Como si de un guion de La flor de mi secreto se tratara, Marisa Paredes ha dicho adiós de manera inesperada. La actriz, una de las grandes damas del cine español, falleció esta semana en Madrid a los 78 años, víctima de un fallo cardíaco. Se va en pleno trabajo, con una obra pendiente de estreno y el Lorca de Honor del Festival de Cine de Granada aún reciente en sus manos. Pero entre aplausos y focos, había un espacio donde Marisa vivía su propia película, alejada del personaje: su casa en las Torres Blancas, un edificio que conquistó su mirada desde sus inicios y donde compartió vida, amor y cultura con su pareja, Chema Prado. Un refugio arquitectónico tan singular como ella misma.
Marisa Paredes descubrió las Torres Blancas mucho antes de que estas formas orgánicas y escultóricas de hormigón se convirtieran en un icono madrileño. Las admiró desde que comenzaron a construirse en los años 60, un tiempo donde la modernidad se abría paso, igual que lo haría ella en el cine español.
En 1983, su vida se entrelazó con aquel edificio cuando conoció a Chema Prado, su gran amor y compañero de vida, que ya ocupaba uno de los apartamentos. Fue entonces cuando Marisa convirtió uno de esos espacios únicos en su refugio definitivo, un hogar que compartía su carácter: sólido, atemporal y lleno de personalidad.
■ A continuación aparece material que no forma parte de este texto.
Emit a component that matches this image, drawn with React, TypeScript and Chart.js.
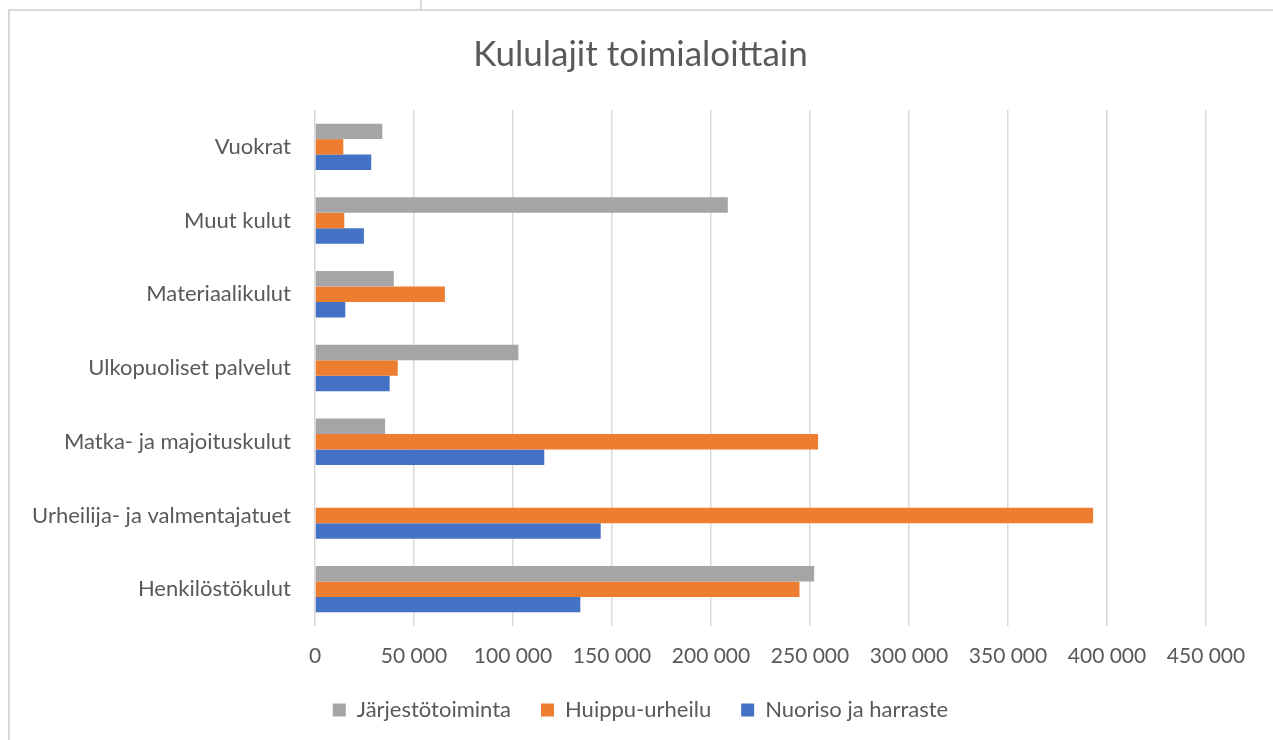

El piso que habitó junto a Prado no sólo era una vivienda, era una declaración de intenciones. Una combinación de intimidad y arte, con vistas al cielo de Madrid y un ambiente que reflejaba su pasión por el cine, la literatura y la vida bien vivida. Un espacio donde las estanterías desbordaban historias y los recuerdos se amontonaban en rincones, como si cada objeto contara una pequeña anécdota. Allí, entre paredes de hormigón y luz natural filtrada, Marisa encontraba el equilibrio entre la vorágine de los rodajes y los estrenos.
Mezcla de brutalismo y calidez
Cuando el arquitecto Francisco Javier Sáenz de Oiza concibió las Torres Blancas a mediados de los años 60, lo hizo con una visión que desafiaba las normas arquitectónicas de la época. Este edificio, que destaca en el horizonte de Madrid con su estructura de hormigón orgánico y curvas sinuosas, no es sólo una obra maestra del brutalismo, sino un símbolo de modernidad que sigue fascinando a arquitectos y diseñadores.
Ubicadas en la avenida de América, Torres Blancas se finalizó en 1969, transformándose de inmediato en una pieza clave de la arquitectura madrileña. A pesar de su nombre, el edificio no está compuesto por múltiples torres, sino que es una única estructura vertical de 23 plantas y 71 metros de altura que desafía la rigidez de los rascacielos tradicionales. El arquitecto Sáenz de Oiza imaginó una especie de árbol habitable, donde las formas orgánicas de las terrazas cilíndricas evocan ramas y hojas.
Los apartamentos, como el de Marisa Paredes, tienen una distribución abierta, con espacios modulables y detalles que reflejan la calidad del diseño. La mezcla entre brutalismo y calidez crea una atmósfera atemporal.